Note that <span typeof="mw:Entity" data-parsoid='{"src":"&amp;#8;","srcContent":"\b","dsr":[694,698,null,null]}'> means "there is an HTML entity here and it's &#8;, which is the \b character. It seems to me to be a bug in Parsoid that such characters are able to be output. Then again, this rev is 4 years old, so its possible it was fixed on their end already.

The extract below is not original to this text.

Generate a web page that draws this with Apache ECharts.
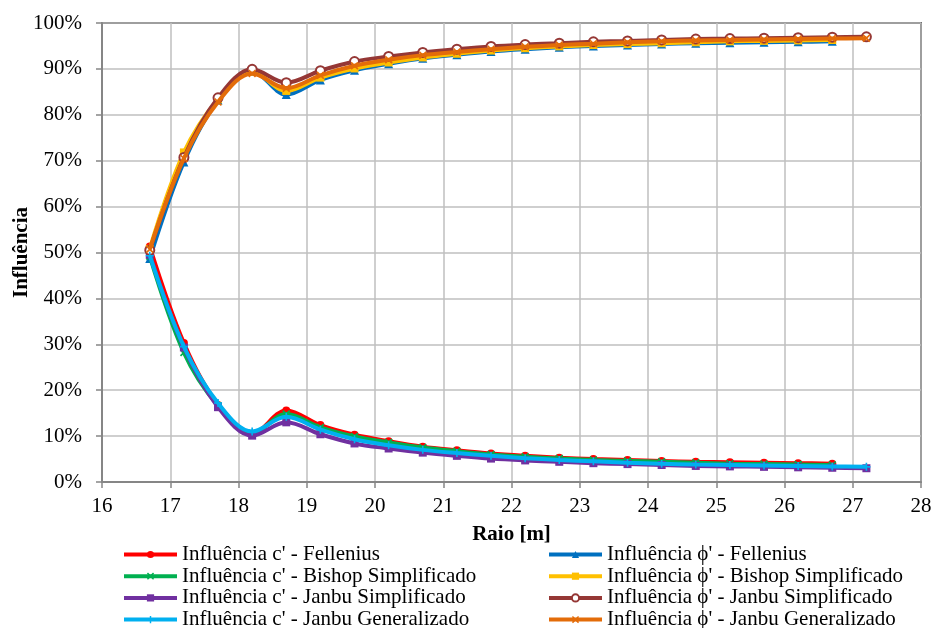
<!DOCTYPE html>
<html>
<head>
<meta charset="utf-8">
<script src="https://cdn.jsdelivr.net/npm/echarts@6/dist/echarts.min.js"></script>
<style>html,body{margin:0;padding:0;background:#fff}#c{width:936px;height:628px}</style>
</head>
<body>
<div id="c"></div>
<script>
const raio = [16.7,17.2,17.7,18.2,18.7,19.2,19.7,20.2,20.7,21.2,21.7,22.2,22.7,23.2,23.7,24.2,24.7,25.2,25.7,26.2,26.7,27.2];
const yTicks = [0,10,20,30,40,50,60,70,80,90,100];
const xTicks = [16,17,18,19,20,21,22,23,24,25,26,27,28];

const cFellenius   = [51.3,30.3,16.8,10.5,15.6,12.4,10.3,8.9,7.7,6.9,6.2,5.7,5.3,5.0,4.8,4.6,4.4,4.3,4.2,4.1,4.0];
const phiFellenius = [48.7,69.7,83.2,89.5,84.4,87.6,89.7,91.1,92.3,93.1,93.8,94.3,94.7,95.0,95.2,95.4,95.6,95.7,95.8,95.9,96.0];
const cBishop      = [49.2,28.2,16.6,10.6,14.8,11.9,9.9,8.6,7.5,6.7,6.0,5.5,5.1,4.8,4.6,4.4,4.2,4.0,3.9,3.8,3.7];
const phiBishop    = [50.8,71.8,83.4,89.4,85.2,88.1,90.1,91.4,92.5,93.3,94.0,94.5,94.9,95.2,95.4,95.6,95.8,96.0,96.1,96.2,96.3];
const cJanbuS      = [49.5,29.3,16.3,10.1,13.0,10.4,8.4,7.3,6.4,5.7,5.1,4.7,4.4,4.1,3.9,3.7,3.5,3.4,3.3,3.2,3.1,3.0];
const phiJanbuS    = [50.5,70.7,83.7,89.9,87.0,89.6,91.6,92.7,93.6,94.3,94.9,95.3,95.6,95.9,96.1,96.3,96.5,96.6,96.7,96.8,96.9,97.0];
const cJanbuG      = [49.3,29.5,17.2,11.0,14.2,11.4,9.3,8.0,7.0,6.3,5.7,5.2,4.8,4.5,4.2,4.0,3.8,3.7,3.6,3.5,3.4,3.3];
const phiJanbuG    = [50.7,70.5,82.8,89.0,85.8,88.6,90.7,92.0,93.0,93.7,94.3,94.8,95.2,95.5,95.8,96.0,96.2,96.3,96.4,96.5,96.6,96.7];

const names = [
  "Influência c' - Fellenius","Influência ϕ' - Fellenius",
  "Influência c' - Bishop Simplificado","Influência ϕ' - Bishop Simplificado",
  "Influência c' - Janbu Simplificado","Influência ϕ' - Janbu Simplificado",
  "Influência c' - Janbu Generalizado","Influência ϕ' - Janbu Generalizado"
];
const valueSets = [cFellenius,phiFellenius,cBishop,phiBishop,cJanbuS,phiJanbuS,cJanbuG,phiJanbuG];
const colors = ['#FF0000','#0070C0','#00B050','#FFC000','#7030A0','#953735','#00B0F0','#E36C09'];
const xPath = 'path://M0,1.5 L1.5,0 L5,3.5 L8.5,0 L10,1.5 L6.5,5 L10,8.5 L8.5,10 L5,6.5 L1.5,10 L0,8.5 L3.5,5 Z';
const plusPath = 'path://M4,0 L6,0 L6,4 L10,4 L10,6 L6,6 L6,10 L4,10 L4,6 L0,6 L0,4 L4,4 Z';
const symbols = ['circle','triangle',xPath,'rect','rect','emptyCircle',plusPath,xPath];
const sizes = [8,9,8,8,8,9,8,8];

const FONT = '"Liberation Serif","Times New Roman",serif';

const series = valueSets.map((vals,i)=>({
  name: names[i],
  type: 'line',
  smooth: 0.35,
  data: vals.map((v,k)=>[raio[k], v]),
  symbol: symbols[i],
  symbolSize: sizes[i],
  showSymbol: true,
  lineStyle: {color: colors[i], width: 4, type: 'solid'},
  itemStyle: symbols[i]==='emptyCircle' ? {color: colors[i], borderWidth: 2} : {color: colors[i]},
  z: 2 + i
}));

const legendCommon = {orient: 'vertical', top: 544, height: 92, padding: 0, itemWidth: 53, itemHeight: 9, itemGap: 0.7,
  lineStyle: {width: 4},
  textStyle: {fontFamily: FONT, fontSize: 21, lineHeight: 21, color: '#000'}};

const chart = echarts.init(document.getElementById('c'), null, {renderer:'canvas'});
chart.setOption({
  animation: false,
  backgroundColor: '#fff',
  grid: {left: 102, right: 15, top: 23, bottom: 146, show: true, borderColor: '#000', borderWidth: 1.5, containLabel: false, outerBoundsMode: 'none'},
  legend: [
    Object.assign({data: [names[0],names[2],names[4],names[6]], left: 122, width: 400}, legendCommon),
    Object.assign({data: [names[1],names[3],names[5],names[7]], left: 547, width: 380}, legendCommon)
  ],
  xAxis: {
    type: 'value', min: xTicks[0], max: xTicks[xTicks.length-1], interval: 1,
    name: 'Raio [m]', nameLocation: 'middle', nameGap: 42, nameMoveOverlap: false,
    nameTextStyle: {fontFamily: FONT, fontSize: 21, fontWeight: 'bold', color: '#000'},
    axisLine: {show: true, lineStyle: {color: '#868686', width: 2}},
    axisTick: {show: true, length: 6, inside: false, lineStyle: {color: '#868686', width: 1.5}},
    axisLabel: {fontFamily: FONT, fontSize: 21, color: '#000', margin: 14},
    splitLine: {show: true, lineStyle: {color: '#BFBFBF', width: 1.5}}
  },
  yAxis: {
    type: 'value', min: yTicks[0], max: yTicks[yTicks.length-1], interval: 10,
    name: 'Influência', nameLocation: 'middle', nameGap: 70, nameMoveOverlap: false,
    nameTextStyle: {fontFamily: FONT, fontSize: 21, fontWeight: 'bold', color: '#000'},
    axisLine: {show: true, lineStyle: {color: '#868686', width: 2}},
    axisTick: {show: true, length: 6, inside: false, lineStyle: {color: '#868686', width: 1.5}},
    axisLabel: {fontFamily: FONT, fontSize: 21, color: '#000', margin: 20, formatter: '{value}%'},
    splitLine: {show: true, lineStyle: {color: '#BFBFBF', width: 1.5}}
  },
  series: series
});
</script>
</body>
</html>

Change 362169 had a related patch set uploaded (by ArielGlenn; owner: ArielGlenn):
[mediawiki/extensions/Flow@master] filter out non-compliant characters (bad PCDATA) from revision text

https://gerrit.wikimedia.org/r/362169

Change 362173 had a related patch set uploaded (by ArielGlenn; owner: ArielGlenn):
[mediawiki/extensions/Flow@master] clean up illegal chars in revision text retrieved during flow content dumps

https://gerrit.wikimedia.org/r/362173

Change 362169 merged by jenkins-bot:
[mediawiki/extensions/Flow@master] Dumps: filter out non-compliant characters (bad PCDATA) from revision text

https://gerrit.wikimedia.org/r/362169

Mattflaschen-WMF renamed this task from Bad revision text from Flow to Some Flow content contains control charcters (e.g. \b (backspace)).Jul 28 2017, 8:59 PM
Mattflaschen-WMF renamed this task from Some Flow content contains control charcters (e.g. \b (backspace)) to Some Flow content contains control characters (e.g. \b (backspace)).
Catrope closed this task as Resolved.Oct 11 2017, 4:56 PM
Catrope claimed this task.

I think this is good to close now, since we're working around the presence of control characters.

Change 362173 abandoned by ArielGlenn:
Clean up illegal chars in revision text retrieved during flow content dumps

Reason:
This was included in later versions of I787a26ff6004a875b71ef38905904b7c489f22d4 and it might as well stay there

https://gerrit.wikimedia.org/r/362173